By Annamarie Nyirady | April 10, 2019
Airmen at work at one of the U.S. Air Force's Distributed Common Ground System sites. Photo: U.S. Air Force.

Airmen at work at one of the U.S. Air Force’s Distributed Common Ground System sites. Photo: U.S. Air Force

Boeing awarded a contract to Hughes Network Systems to develop mission management, system control, networking and ground hub capabilities supporting anti-jam satellite communications capability for the Air Force’s Protected Tactical Enterprise Service (PTES) program.

Work on the contract was initiated in late 2018 and is expected to run through 2025. The PTES program aims to provide tactical warfighters with a joint ground platform designed to deliver protected communications services through the Wideband Global Satcom (WGS) satellite constellation, commercial satellites and in the future, the Department of Defense’s (DoD’s) Protected Tactical Satellites running the Protected Tactical Waveform (PTW). Hughes will design PTES sub-systems to support these tactical capabilities in the first phase of Protected Anti-Jam Tactical Satcom (PATS).

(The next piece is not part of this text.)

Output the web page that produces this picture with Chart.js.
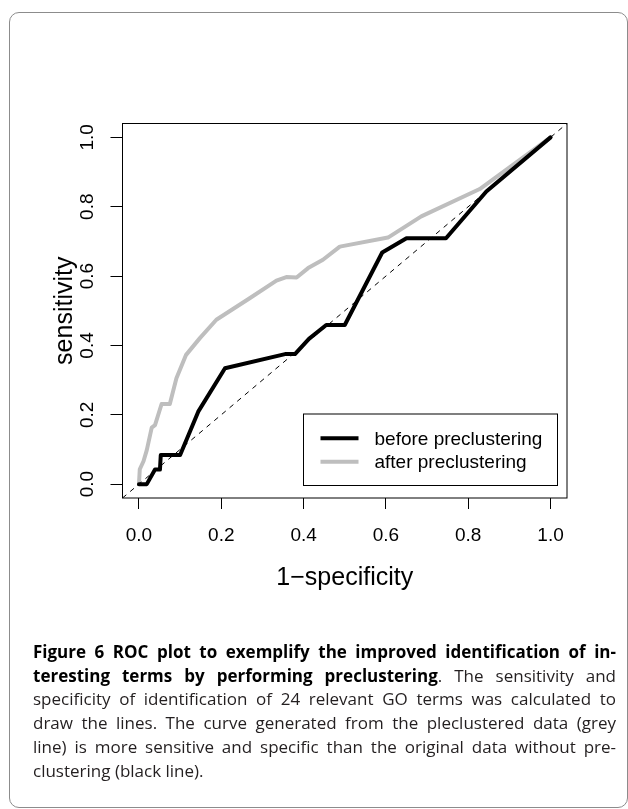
<!DOCTYPE html>
<html>
<head>
<meta charset="utf-8">
<script src="https://cdn.jsdelivr.net/npm/chart.js@4.4.1/dist/chart.umd.min.js"></script>
<style>
  html, body { margin: 0; padding: 0; background: #fff; }
  body { width: 628px; height: 809px; position: relative; overflow: hidden; }
  #frame { position: absolute; left: 8.5px; top: 11.5px; width: 619px; height: 796px;
           border: 1px solid #8c8c8c; border-radius: 10px; box-sizing: border-box; }
  #chart { position: absolute; left: 0; top: 0; }
  #caption { position: absolute; left: 33px; top: 640px; width: 583px;
             font-family: "Open Sans", sans-serif; font-size: 17px; line-height: 23.7px; color: #231f20; }
  #caption div { text-align: justify; text-align-last: justify; white-space: nowrap; }
  #caption div.last { text-align: left; text-align-last: left; }
  #caption b { font-weight: 700; color: #000; }
</style>
</head>
<body>
<div id="frame"></div>
<canvas id="chart" width="628" height="809"></canvas>
<div id="caption">
  <div><b>Figure 6 ROC plot to exemplify the improved identification of in-</b></div>
  <div><b>teresting terms by performing preclustering</b>. The sensitivity and</div>
  <div>specificity of identification of 24 relevant GO terms was calculated to</div>
  <div>draw the lines. The curve generated from the pleclustered data (grey</div>
  <div>line) is more sensitive and specific than the original data without pre-</div>
  <div class="last">clustering (black line).</div>
</div>
<script>
// ---- data ----
const fprBefore = [0, 0.019, 0.039, 0.051, 0.053, 0.100, 0.144, 0.209, 0.355, 0.379, 0.413, 0.455, 0.500, 0.591, 0.650, 0.746, 0.844, 1.0];
const tprBefore = [0, 0, 0.042, 0.042, 0.084, 0.084, 0.209, 0.334, 0.375, 0.375, 0.419, 0.459, 0.459, 0.668, 0.709, 0.709, 0.844, 1.0];
const fprAfter = [0, 0.002, 0.011, 0.019, 0.031, 0.039, 0.055, 0.075, 0.091, 0.114, 0.148, 0.188, 0.269, 0.334, 0.358, 0.383, 0.411, 0.447, 0.488, 0.605, 0.686, 0.828, 1.0];
const tprAfter = [0, 0.043, 0.066, 0.098, 0.163, 0.170, 0.231, 0.231, 0.305, 0.372, 0.421, 0.474, 0.536, 0.587, 0.597, 0.596, 0.623, 0.647, 0.685, 0.711, 0.772, 0.851, 1.0];
const refLine = [-0.04, 1.04];
const tickValues = [0, 0.2, 0.4, 0.6, 0.8, 1.0];
const seriesLabels = ['before preclustering', 'after preclustering'];
const seriesColors = ['#000000', '#bebebe'];
const axisRange = [-0.04, 1.04];

const toPoints = (xs, ys) => xs.map((x, i) => ({ x: x, y: ys[i] }));

const boxPlugin = {
  id: 'rbox',
  afterDraw(chart) {
    const { ctx, chartArea: a } = chart;
    ctx.save();
    ctx.strokeStyle = '#000';
    ctx.lineWidth = 1;
    ctx.strokeRect(a.left, a.top, a.right - a.left, a.bottom - a.top);
    // legend
    const w = 254, h = 71.5;
    const bx = a.right - 9.5 - w, by = a.bottom - 12.5 - h;
    ctx.fillStyle = '#fff';
    ctx.fillRect(bx, by, w, h);
    ctx.strokeRect(bx, by, w, h);
    ctx.font = '19px "Liberation Sans", Arial, sans-serif';
    ctx.textBaseline = 'middle';
    ctx.textAlign = 'left';
    const rows = [by + 24.3, by + 47.7];
    [1, 2].forEach((di, i) => {
      const ds = chart.data.datasets[di];
      ctx.strokeStyle = ds.borderColor;
      ctx.lineWidth = 4;
      ctx.lineCap = 'butt';
      ctx.beginPath();
      ctx.moveTo(bx + 17, rows[i]);
      ctx.lineTo(bx + 55, rows[i]);
      ctx.stroke();
      ctx.fillStyle = '#000';
      ctx.fillText(ds.label, bx + 71, rows[i] + 1);
    });
    ctx.restore();
  }
};

const tickFont = { family: '"Liberation Sans", Arial, sans-serif', size: 19 };
const titleFont = { family: '"Liberation Sans", Arial, sans-serif', size: 25 };

new Chart(document.getElementById('chart'), {
  type: 'scatter',
  data: {
    datasets: [
      { label: 'reference', data: toPoints(refLine, refLine), showLine: true,
        borderColor: '#000', borderWidth: 1, borderDash: [5, 5], pointRadius: 0 },
      { label: seriesLabels[0], data: toPoints(fprBefore, tprBefore), showLine: true,
        borderColor: seriesColors[0], borderWidth: 4, pointRadius: 0,
        borderCapStyle: 'round', borderJoinStyle: 'round' },
      { label: seriesLabels[1], data: toPoints(fprAfter, tprAfter), showLine: true,
        borderColor: seriesColors[1], borderWidth: 4, pointRadius: 0,
        borderCapStyle: 'round', borderJoinStyle: 'round' }
    ]
  },
  options: {
    responsive: false,
    animation: false,
    events: [],
    layout: { padding: { left: 0, top: 123.5, right: 61, bottom: 201 } },
    plugins: { legend: { display: false }, tooltip: { enabled: false } },
    scales: {
      x: {
        type: 'linear', min: axisRange[0], max: axisRange[1],
        afterBuildTicks: s => { s.ticks = tickValues.map(v => ({ value: v })); },
        afterFit: s => { s.height = 110; },
        border: { display: false },
        grid: { drawOnChartArea: false, drawTicks: true, tickLength: 11, color: '#000', lineWidth: 1 },
        ticks: { font: tickFont, color: '#000', padding: 15, minRotation: 0, maxRotation: 0, autoSkip: false,
                 callback: v => v.toFixed(1) },
        title: { display: true, text: '1\u2212specificity', font: titleFont, color: '#000',
                 padding: { top: 0, bottom: 15 } }
      },
      y: {
        type: 'linear', min: axisRange[0], max: axisRange[1],
        afterBuildTicks: s => { s.ticks = tickValues.map(v => ({ value: v })); },
        afterFit: s => { s.width = 122.5; },
        border: { display: false },
        grid: { drawOnChartArea: false, drawTicks: true, tickLength: 12, color: '#000', lineWidth: 1 },
        ticks: { font: tickFont, color: '#000', padding: 9.5, minRotation: 90, maxRotation: 90,
                 crossAlign: 'center', autoSkip: false, callback: v => v.toFixed(1) },
        title: { display: true, text: 'sensitivity', font: titleFont, color: '#000',
                 padding: { top: 50.5, bottom: 0 } }
      }
    }
  },
  plugins: [boxPlugin]
});
</script>
</body>
</html>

“Hughes looks forward to working with Boeing and the U.S. Air Force (USAF) in applying its more than four decades of experience in developing satcom networks and management systems for commercial and government enterprise applications,” said Rick Lober, vice president and general manager of Hughes Defense and Intelligence Systems Division (DISD).  “Hughes is committed to building and supporting secure global communications networks, and our team is dedicated to helping provide the DoD a highly resilient, tactical network that will enable mission success in contested environments.”